Good post, bit too “mathy” but makes me think of “Asynchronous computing @Facebook: Driving efficiency and developer productivity at Facebook scale”. Where they touch on capacity optimization (queuing + time shifting), capacity regulation along with user delay tolerance (bc not all jobs, even at the same priority level, are equal)
SpaceManNabs|6 months ago
For example, the paragraphs around the paragraph with "compute the exact Poisson tail (or use a Chernoff bound)" and that paragraph itself could be better illustrated with lines of math instead of mostly language.
I think you do need some math if you want to approach this probabilistically, but I agree that might not be the most accessible approach, and a hard threshold calculation is more accessible and maybe just as good.
cogman10|6 months ago
Particularly because distributed computer systems aren't pure math problems to be solved. Load often comes from usage which is often closer to random inputs rather than predicable variables. Further, how load is processed depends on a bunch of things from the OS scheduler to the current load on the network.

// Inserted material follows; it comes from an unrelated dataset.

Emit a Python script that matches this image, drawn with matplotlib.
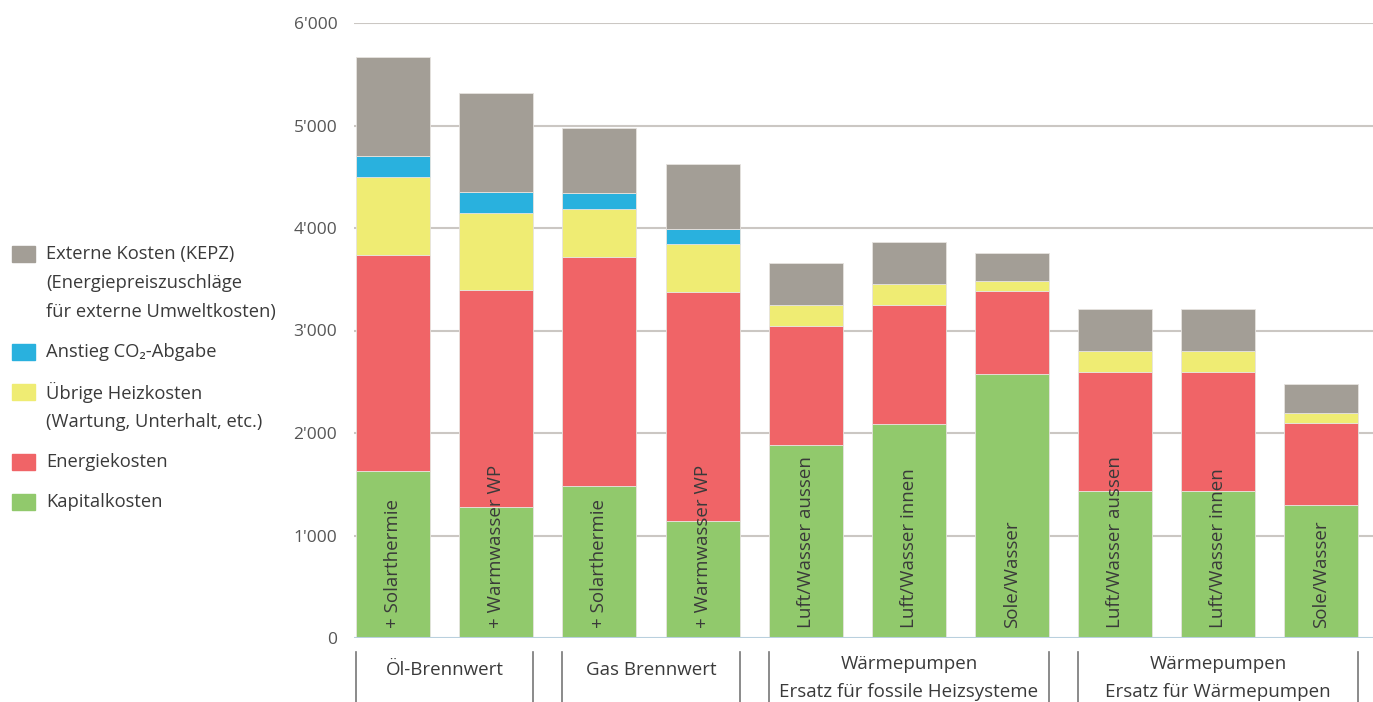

It can be hard to really intuitively understand that a bottlenecked system processes the same load slower than an unbound system.
ignoramous|6 months ago
motorest|6 months ago
I feel tha I'm missing something obvious. Isn't this doc reinventing the wheel in terms of what very basic task queue systems do? It describes task queues and task prioritization, and how it supports tasks that cache user data. What am I missing?